Scientific Discovery and Research
Liang believes that AI’s future potential lies in scientific discovery and improving researcher productivity [00:59:21]. While many AI applications are driven by commercial needs (e.g., RAG solutions, summarization), the underexplored areas of fundamental science and research productivity are crucial as they can feed into and improve the entire AI ecosystem [00:59:34]. The goal is for AI to extend human knowledge by creating new research, solving open math problems, or discovering “zero-day” exploits in cybersecurity, moving beyond merely mimicking expert human behavior [00:48:51].
Regulated Industries (Healthcare, Finance)
In industries like healthcare and finance, the “black box” nature of Large Language Models (LLMs) presents a challenge, particularly concerning interpretability [00:35:37]. While mechanistic interpretability (understanding individual neurons) is a scientific pursuit, practical interpretability is needed for debugging models and for compliance in regulated sectors where knowing why a model made a decision (e.g., a credit decision or diagnosis) is crucial [00:37:04].

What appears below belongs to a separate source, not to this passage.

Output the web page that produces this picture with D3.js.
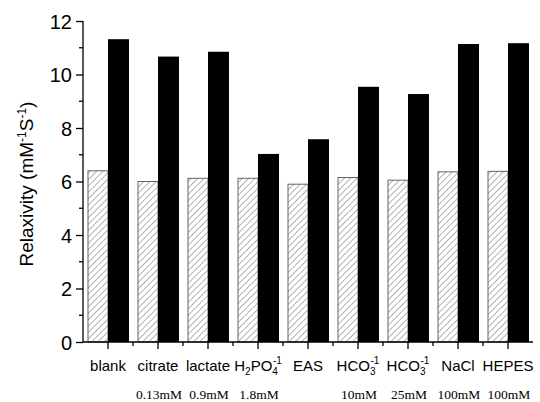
<!DOCTYPE html>
<html>
<head>
<meta charset="utf-8">
<script src="https://cdn.jsdelivr.net/npm/d3@7"></script>
<style>
  body { margin: 0; background: #fff; }
  svg text { font-family: "Liberation Sans", Arial, sans-serif; }
</style>
</head>
<body>
<div id="chart"></div>
<script>
// Categories: main label parts, sub/superscripts, concentration
const categories = ["blank", "citrate", "lactate", "H2PO4", "EAS", "HCO3a", "HCO3b", "NaCl", "HEPES"];
const concentrations = ["", "0.13mM", "0.9mM", "1.8mM", "", "10mM", "25mM", "100mM", "100mM"];
const hatchedValues = [6.4, 6.0, 6.12, 6.12, 5.9, 6.15, 6.05, 6.36, 6.38];
const solidValues = [11.32, 10.67, 10.85, 7.03, 7.58, 9.54, 9.27, 11.14, 11.17];
const yTicks = [0, 2, 4, 6, 8, 10, 12];

const width = 540, height = 402;
const svg = d3.select("#chart").append("svg")
  .attr("width", width).attr("height", height);

// Hatch pattern for the first series
const defs = svg.append("defs");
defs.append("pattern")
  .attr("id", "hatch")
  .attr("patternUnits", "userSpaceOnUse")
  .attr("width", 4.5).attr("height", 4.5)
  .attr("patternTransform", "rotate(45)")
  .append("line")
  .attr("x1", 0).attr("y1", 0).attr("x2", 0).attr("y2", 4.5)
  .attr("stroke", "#666").attr("stroke-width", 1);

const x = d3.scaleBand().domain(categories).range([83, 533]);
const y = d3.scaleLinear().domain([0, 12]).range([342, 21]);

// Bars: hatched left of the category centre, solid right of it
const g = svg.append("g");
const center = (d) => x(d) + x.bandwidth() / 2;

g.selectAll(".hatched")
  .data(categories)
  .enter()
  .append("rect")
  .attr("class", "hatched")
  .attr("x", (d) => center(d) - 20)
  .attr("width", 20)
  .attr("y", (d, i) => y(hatchedValues[i]))
  .attr("height", (d, i) => y(0) - y(hatchedValues[i]))
  .attr("fill", "url(#hatch)")
  .attr("stroke", "#555")
  .attr("stroke-width", 0.9);

g.selectAll(".solid")
  .data(categories)
  .enter()
  .append("rect")
  .attr("class", "solid")
  .attr("x", (d) => center(d))
  .attr("width", 21)
  .attr("y", (d, i) => y(solidValues[i]))
  .attr("height", (d, i) => y(0) - y(solidValues[i]))
  .attr("fill", "#000");

// Y axis with minor ticks
const yAxis = svg.append("g").attr("transform", "translate(83,0)");
yAxis.call(d3.axisLeft(y).tickValues(yTicks).tickSize(7).tickPadding(4))
  .call((s) => s.select(".domain").attr("stroke-width", 1.3).attr("d", `M0,${y(12)}V${y(0)}`));
yAxis.selectAll(".tick line").attr("stroke-width", 1.3);
yAxis.selectAll(".tick text")
  .attr("font-size", 20)
  .attr("font-family", "Liberation Sans, Arial, sans-serif")
  .attr("dy", "0.36em");
yAxis.selectAll(".minor")
  .data(d3.range(1, 12, 2))
  .enter()
  .append("line")
  .attr("class", "minor")
  .attr("x1", 0).attr("x2", -4)
  .attr("y1", (d) => y(d)).attr("y2", (d) => y(d))
  .attr("stroke", "#000").attr("stroke-width", 1.3);

// X axis: major ticks at centres, minor ticks between
const xAxis = svg.append("g").attr("transform", `translate(0,${y(0)})`);
xAxis.append("line")
  .attr("x1", 83).attr("x2", 533)
  .attr("stroke", "#000").attr("stroke-width", 1.3);
xAxis.selectAll(".major")
  .data(categories)
  .enter()
  .append("line")
  .attr("x1", (d) => center(d)).attr("x2", (d) => center(d))
  .attr("y1", 0).attr("y2", 7)
  .attr("stroke", "#000").attr("stroke-width", 1.3);
xAxis.selectAll(".minorx")
  .data(categories.slice(0, -1))
  .enter()
  .append("line")
  .attr("x1", (d) => x(d) + x.step()).attr("x2", (d) => x(d) + x.step())
  .attr("y1", 0).attr("y2", 4)
  .attr("stroke", "#000").attr("stroke-width", 1.3);

// Category labels (with chemical sub/superscripts)
const labelParts = {
  blank: [["blank"]],
  citrate: [["citrate"]],
  lactate: [["lactate"]],
  H2PO4: [["H"], ["2", "sub"], ["PO"], ["4", "sub"], ["-1", "sup"]],
  EAS: [["EAS"]],
  HCO3a: [["HCO"], ["3", "sub"], ["-1", "sup"]],
  HCO3b: [["HCO"], ["3", "sub"], ["-1", "sup"]],
  NaCl: [["NaCl"]],
  HEPES: [["HEPES"]],
};

categories.forEach((c) => {
  const t = svg.append("text")
    .attr("x", center(c))
    .attr("y", 371)
    .attr("text-anchor", "middle")
    .attr("font-size", 15);
  const parts = labelParts[c];
  parts.forEach((p, i) => {
    const ts = t.append("tspan").text(p[0]);
    if (p[1] === "sub") {
      ts.attr("font-size", 10).attr("dy", 4);
    } else if (p[1] === "sup") {
      // stack superscript above the preceding subscript
      ts.attr("font-size", 10).attr("dy", -11).attr("dx", -5);
    } else if (i > 0 && parts[i - 1][1] === "sub") {
      ts.attr("dy", -4);
    }
  });
});

// Concentration labels
svg.selectAll(".conc")
  .data(categories)
  .enter()
  .append("text")
  .attr("class", "conc")
  .attr("x", (d) => center(d) + 1)
  .attr("y", 399)
  .attr("text-anchor", "middle")
  .attr("font-size", 13.5)
  .style("font-family", "Liberation Serif, Times New Roman, serif")
  .text((d, i) => concentrations[i]);

// Y axis title
const yTitle = svg.append("text")
  .attr("transform", "translate(33,184) rotate(-90)")
  .attr("text-anchor", "middle")
  .attr("font-size", 19);
yTitle.append("tspan").text("Relaxivity (mM");
yTitle.append("tspan").text("-1").attr("font-size", 12).attr("dy", -7);
yTitle.append("tspan").text("S").attr("dy", 7);
yTitle.append("tspan").text("-1").attr("font-size", 12).attr("dy", -7);
yTitle.append("tspan").text(")").attr("dy", 7);
</script>
</body>
</html>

Attributing model predictions to specific training examples via influence functions is one approach, but it is computationally difficult to scale, especially if training data is private [00:37:38]. Chain-of-thought explanations can provide steps, but these explanations may not always reflect the model’s true internal workings [00:38:57]. For true interpretability, there’s a need for transparency, including access to model weights and training data, which was more common in earlier AI research [00:39:45].